Lüleburgaz Yıldızları Yaşam Merkezi, ana işlevi olan yaşlı gündüz bakımevinin yanında birçok farklı işlevi içinde barındırmaktadır. ‘Bakımevi’ kavramı zihinlerimizde, belirli sınırlar(duvarlar) içinde çevre ile ilişki kurmayan yapı olarak canlanmaktadır. Genel literatürde de yeniden ele alınması gereken bu yapılar, yaşlılarımızı belirli sınırlar içine hapsetmektedir. Bu yapılan tasarım, bu sınırları(duvarları) kaldırarak yaşlıların çevreyle ve her yaş grubundan insanlarla etkileşime geçebileceği bir proje olarak düşünülmüştür.
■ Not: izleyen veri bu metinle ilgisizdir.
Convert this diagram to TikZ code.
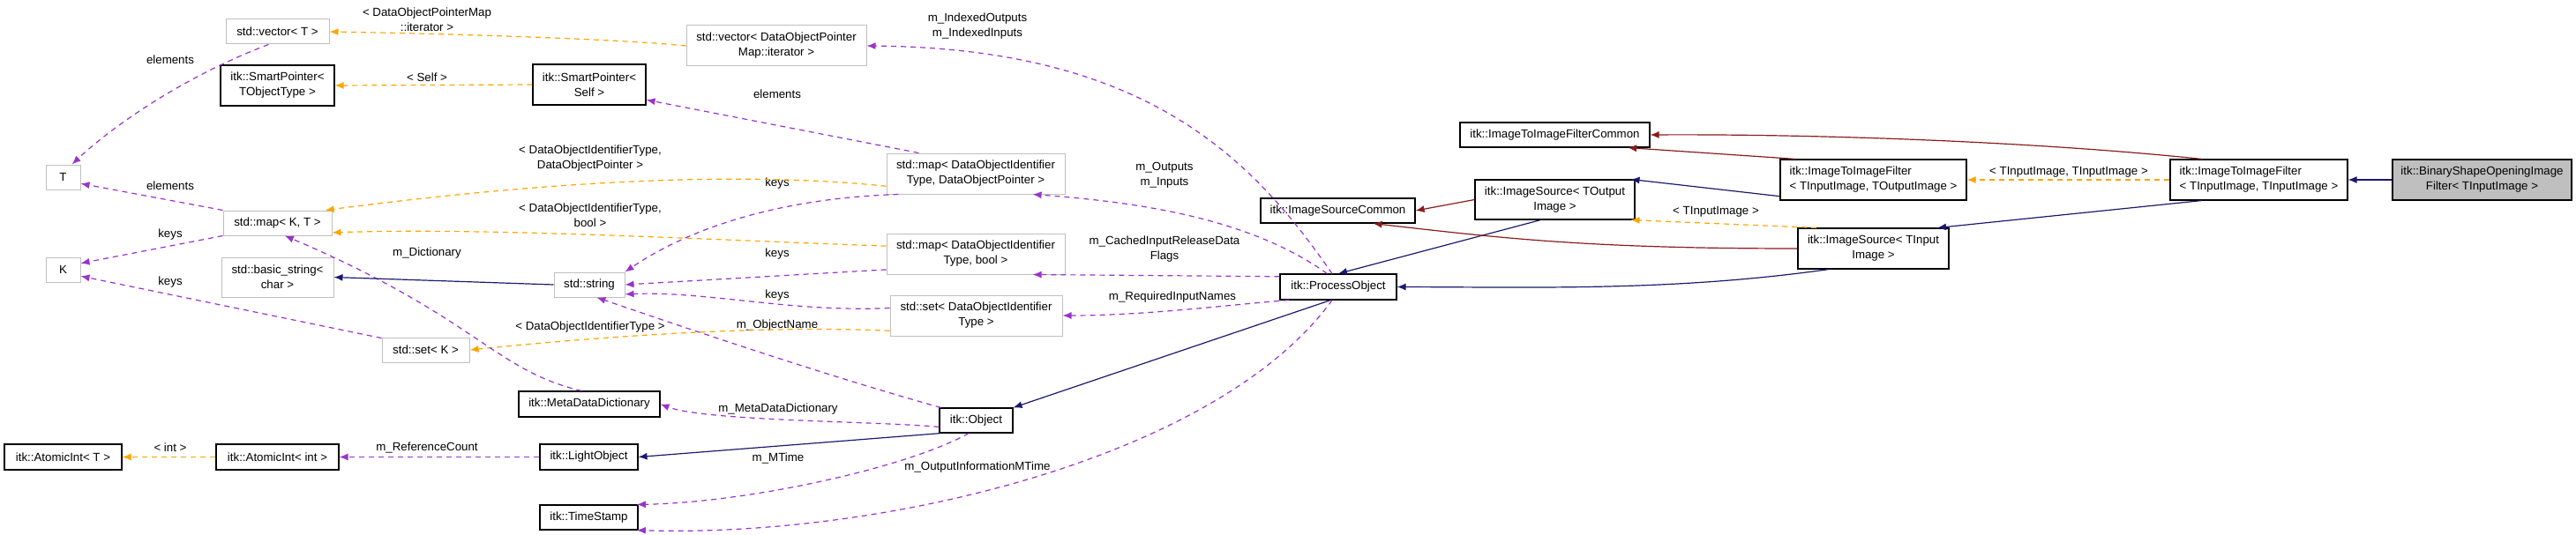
\documentclass[tikz,border=0pt]{standalone}
\usepackage{fontspec}
\setmainfont{Liberation Sans}
\usetikzlibrary{arrows.meta}
\definecolor{pur}{HTML}{9A32CD}
\definecolor{org}{HTML}{FFA500}
\definecolor{nav}{HTML}{191970}
\definecolor{drd}{HTML}{8B1A1A}
\definecolor{gbd}{HTML}{BFBFBF}
\begin{document}
\begin{tikzpicture}[x=1pt,y=-1pt,
  every node/.style={font=\fontsize{13.3}{17}\selectfont, inner sep=0pt, align=center},
  std/.style={draw=gbd, line width=1pt},
  itk/.style={draw=black, line width=1.1pt},
  cur/.style={draw=black, line width=1.1pt, fill=gbd},
  lbl/.style={},
  e/.style={line width=1.2pt, -{Latex[length=10pt,width=8pt]}},
  pe/.style={e, pur, dash pattern=on 6pt off 5pt},
  oe/.style={e, org, dash pattern=on 6pt off 5pt},
  ne/.style={e, nav},
  re/.style={e, drd}]
\useasboundingbox (0,0) rectangle (2920,607);
% nodes
\node[std, minimum width=117pt, minimum height=28pt] (vecT) at (314.5,36) {std::vector< T >};
\node[std, minimum width=204pt, minimum height=46pt] (vecIt) at (880,52) {std::vector< DataObjectPointer\\Map::iterator >};
\node[itk, minimum width=129pt, minimum height=46pt] (spT) at (314.5,97) {itk::SmartPointer<\\TObjectType >};
\node[itk, minimum width=128pt, minimum height=46pt] (spS) at (668,96) {itk::SmartPointer<\\Self >};
\node[std, minimum width=39pt, minimum height=28pt] (T) at (71.5,201) {T};
\node[std, minimum width=39pt, minimum height=28pt] (K) at (71.5,306) {K};
\node[std, minimum width=123pt, minimum height=28pt] (mapKT) at (314.5,253) {std::map< K, T >};
\node[std, minimum width=127pt, minimum height=45pt] (bstr) at (314.5,314.5) {std::basic\_string<\\char >};
\node[std, minimum width=80pt, minimum height=28pt] (str) at (668,323) {std::string};
\node[std, minimum width=99pt, minimum height=28pt] (setK) at (482.5,397) {std::set< K >};
\node[itk, minimum width=160pt, minimum height=29pt] (mdd) at (668,458.5) {itk::MetaDataDictionary};
\node[itk, minimum width=133pt, minimum height=29pt] (aiT) at (71.5,518.5) {itk::AtomicInt< T >};
\node[itk, minimum width=139pt, minimum height=29pt] (aiI) at (314.5,518.5) {itk::AtomicInt< int >};
\node[itk, minimum width=111pt, minimum height=29pt] (lo) at (667.5,518.5) {itk::LightObject};
\node[itk, minimum width=111pt, minimum height=28pt] (ts) at (667.5,587) {itk::TimeStamp};
\node[std, minimum width=202pt, minimum height=46pt] (mapDOP) at (1106,197) {std::map< DataObjectIdentifier\\Type, DataObjectPointer >};
\node[std, minimum width=202pt, minimum height=46pt] (mapB) at (1106,288) {std::map< DataObjectIdentifier\\Type, bool >};
\node[std, minimum width=195pt, minimum height=46pt] (setD) at (1106.5,358) {std::set< DataObjectIdentifier\\Type >};
\node[itk, minimum width=83pt, minimum height=28pt] (obj) at (1106.5,477) {itk::Object};
\node[itk, minimum width=132pt, minimum height=29pt] (po) at (1517,325.5) {itk::ProcessObject};
\node[itk, minimum width=175pt, minimum height=28pt] (isc) at (1516.5,239) {itk::ImageSourceCommon};
\node[itk, minimum width=215pt, minimum height=28pt] (i2ic) at (1762.5,153) {itk::ImageToImageFilterCommon};
\node[itk, minimum width=181pt, minimum height=45pt] (isO) at (1762.5,226.5) {itk::ImageSource< TOutput\\Image >};
\node[itk, minimum width=211pt, minimum height=46pt, align=left] (i2iTO) at (2123.5,204) {itk::ImageToImageFilter\\< TInputImage, TOutputImage >};
\node[itk, minimum width=171pt, minimum height=46pt] (isI) at (2123.5,282) {itk::ImageSource< TInput\\Image >};
\node[itk, minimum width=201pt, minimum height=46pt, align=left] (i2iTI) at (2560.5,204) {itk::ImageToImageFilter\\< TInputImage, TInputImage >};
\node[cur, minimum width=203pt, minimum height=46pt] (cur) at (2813.5,204) {itk::BinaryShapeOpeningImage\\Filter< TInputImage >};
% labels
\node[lbl] (l1) at (484,22) {< DataObjectPointerMap\\::iterator >};
\node[lbl] (l2) at (193,68) {elements};
\node[lbl] (l3) at (484,88) {< Self >};
\node[lbl] (l4) at (881,107) {elements};
\node[lbl] (l5) at (669,180) {< DataObjectIdentifierType,\\DataObjectPointer >};
\node[lbl] (l6) at (193,211) {elements};
\node[lbl] (l7) at (881,208) {keys};
\node[lbl] (l8) at (669,244) {< DataObjectIdentifierType,\\bool >};
\node[lbl] (l9) at (193,266) {keys};
\node[lbl] (l10) at (484,287) {m\_Dictionary};
\node[lbl] (l11) at (881,288) {keys};
\node[lbl] (l12) at (193,320) {keys};
\node[lbl] (l13) at (881,335) {keys};
\node[lbl] (l14) at (881,369) {m\_ObjectName};
\node[lbl] (l15) at (669,371) {< DataObjectIdentifierType >};
\node[lbl] (l16) at (882,464) {m\_MetaDataDictionary};
\node[lbl] (l17) at (193,508) {< int >};
\node[lbl] (l18) at (484,508) {m\_ReferenceCount};
\node[lbl] (l19) at (882,520) {m\_MTime};
\node[lbl] (l20) at (1108,530) {m\_OutputInformationMTime};
\node[lbl] (l21) at (1108,30) {m\_IndexedOutputs\\m\_IndexedInputs};
\node[lbl] (l22) at (1320,199) {m\_Outputs\\m\_Inputs};
\node[lbl] (l23) at (1320,283) {m\_CachedInputReleaseData\\Flags};
\node[lbl] (l24) at (1329,337) {m\_RequiredInputNames};
\node[lbl] (l25) at (1945,240) {< TInputImage >};
\node[lbl] (l26) at (2345,195) {< TInputImage, TInputImage >};
% edges
\draw[oe] (vecIt.west) .. controls (700,44) and (500,38) .. (vecT.east);
\draw[pe] (vecT.235) .. controls (200,90) and (120,150) .. (T.55);
\draw[oe] (spS.west) -- (spT.east);
\draw[pe] (mapDOP.160) -- (spS.-15);
\draw[pe] (mapKT.north west) -- (T.-20);
\draw[pe] (mapKT.south west) -- (K.20);
\draw[oe] (mapDOP.188) .. controls (800,190) and (550,215) .. (mapKT.15);
\draw[oe] (mapB.175) .. controls (800,272) and (550,258) .. (mapKT.-10);
\draw[pe] (setK.165) -- (K.-20);
\draw[oe] (setD.190) .. controls (850,368) and (650,385) .. (setK.east);
\draw[pe] (mdd.120) .. controls (560,420) and (540,360) .. (mapKT.-60);
\draw[ne] (str.west) -- (bstr.east);
\draw[pe] (mapDOP.195) .. controls (880,225) and (780,260) .. (str.north east);
\draw[pe] (mapB.190) -- (str.east);
\draw[pe] (setD.175) .. controls (900,355) and (800,330) .. (str.-15);
\draw[pe] (obj.160) .. controls (950,430) and (800,380) .. (str.-60);
\draw[pe] (obj.190) .. controls (1000,478) and (800,478) .. (mdd.east);
\draw[ne] (obj.200) -- (lo.east);
\draw[pe] (obj.240) .. controls (1030,530) and (850,570) .. (ts.15);
\draw[pe] (po.-115) .. controls (1380,520) and (1000,610) .. (ts.-15);
\draw[oe] (aiI.west) -- (aiT.east);
\draw[pe] (lo.west) -- (aiI.east);
\draw[pe] (po.115) .. controls (1420,180) and (1300,55) .. (vecIt.east);
\draw[pe] (po.130) .. controls (1420,250) and (1300,230) .. (mapDOP.-20);
\draw[pe] (po.170) -- (mapB.-20);
\draw[pe] (po.195) .. controls (1400,345) and (1300,358) .. (setD.east);
\draw[ne] (po.-120) -- (obj.north east);
\draw[ne] (isO.-125) -- (po.north);
\draw[re] (isO.west) -- (isc.east);
\draw[re] (isI.180) .. controls (1800,282) and (1700,270) .. (isc.-20);
\draw[ne] (isI.-155) .. controls (1900,330) and (1750,326) .. (po.east);
\draw[oe] (isI.160) -- (isO.-15);
\draw[ne] (i2iTO.-170) -- (isO.15);
\draw[re] (i2iTO.165) -- (i2ic.-10);
\draw[oe] (i2iTI.west) -- (i2iTO.east);
\draw[re] (i2iTI.160) .. controls (2300,160) and (2050,152) .. (i2ic.east);
\draw[ne] (i2iTI.-160) -- (isI.18);
\draw[ne] (cur.west) -- (i2iTI.east);
\end{tikzpicture}
\end{document}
Yönetmelikler gereğince bakımevlerinde olması gereken doktor, diyetisyen, psikolog, revir gibi uzmanların yer aldığı odalar zemin katta yer almaktadır. Ayrıca bu katta etkinlik odaları bulunmaktadır. Bakımevinin 2. Katında ise atölye odaları ve ortak kullanım alanı yer almaktadır. Bakımevinin bodrum katı ile birlikte her iki katın toplamda alanı 1.198 m’dir. Konukevi de toplam 18 odadan oluşmaktadır. Konukevinin zemin katında bu tarz işletmelerin gerektirdiği yönetici odaları, toplantı odası, seminer odası yer almaktadır. Bodrum katıyla birlikte 4 kattan oluşan yapı 1.428 m² alan kaplamaktadır. Bu ana birimleri yaşam merkezinde destekleyen bu alanı kentlinin kullanımına açan da kütüphane, medyatek, çok amaçlı salon, restaurant, kafe ve satış birimleri yer almaktadır. Ayrıca proje alanında belirli noktalarda açık hava etkinlik alanları yer almaktadır. Proje alanındaki yeşil alan miktarı da 2.827 m²’den 3.261 m²’ye çıkmıştır.